浅口市の寺が所蔵する「人魚のミイラ」について倉敷芸術科学大学で去年から科学的・民俗学的な研究が進められていました。
そしてきのう(7日)研究の最終報告が行われ「ミイラ」は造られたものだったと発表されました。
今回、研究が行われた「人魚のミイラ」は体長およそ30センチでサルのような上半身と下半身には鱗や尾びれがついています。
ミイラは浅口市にある天台宗のお寺、圓珠院に所蔵されているもので去年2月から倉敷芸術科学大学を中心としたプロジェクトチームによってX線CTなどを使った研究が進められていました。
そして、きのう(7日)行われた最終報告で、研究の結果「人魚のミイラ」は造られたものだったと発表されました。
ミイラには頭蓋骨や脊髄、肋骨などの骨格がなく内部には布や綿が詰められていました。
上半身は薄い紙を重ねた上にフグの皮と動物の毛を接着して作られたもの、下半身も同様の構造をニベ科の魚の皮で覆ったものであごの周りのみ漆喰のようなもので固められています。
また、剥離した鱗の分析からミイラは1800年代後半に造られた可能性が高くDNAも検出されませんでした。

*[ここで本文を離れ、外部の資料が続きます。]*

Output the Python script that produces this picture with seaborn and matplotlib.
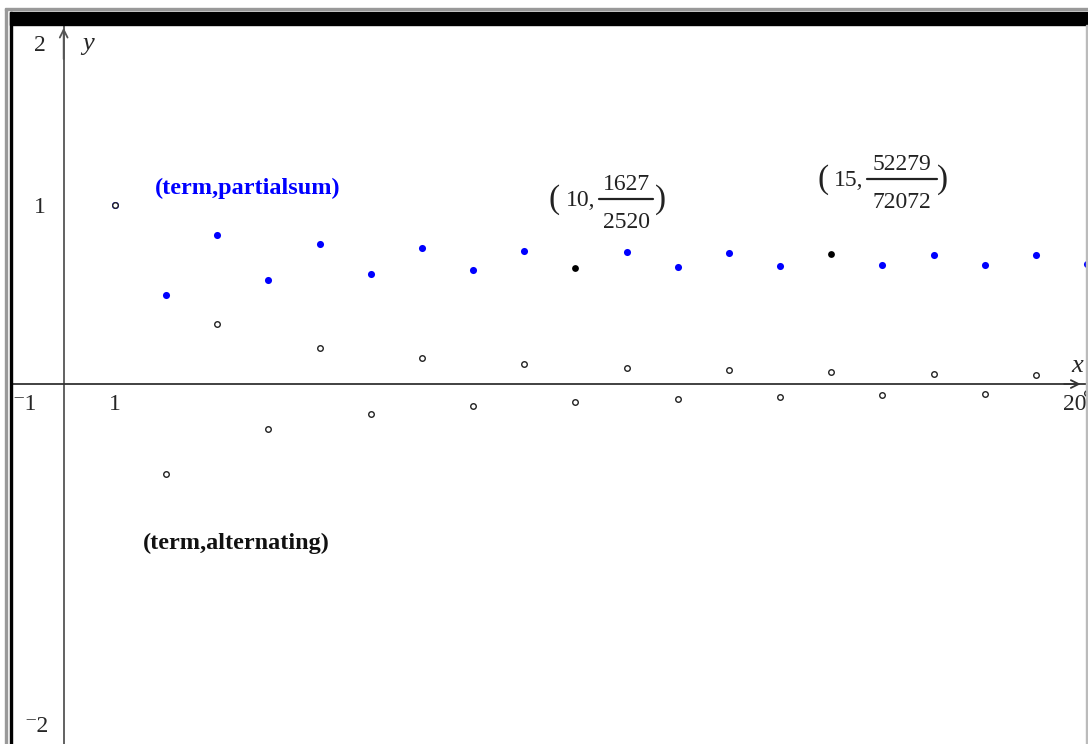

また、科学的な分析と共に進められた民俗学的な研究から現在、国内では15体の「人魚のミイラ」が確認されていていることそして、海外にも日本で作られたとみられるミイラが存在することから江戸時代以降、多くの「人魚のミイラ」が作られ国内外に流通していたことが推測されました。
不老不死や疫病流行の予言など人魚には様々な伝説が残されていて岡山民俗学会の木下浩理事はこの「人魚のミイラ」の存在意義について次のように語りました。
倉敷芸術科学大学では今後、まだ調査できていない毛や爪などの解析を行いながらこの研究を論文としてまとめる方針です。
また「人魚のミイラ」は今後も浅口市の圓珠院で大切に保管していきます。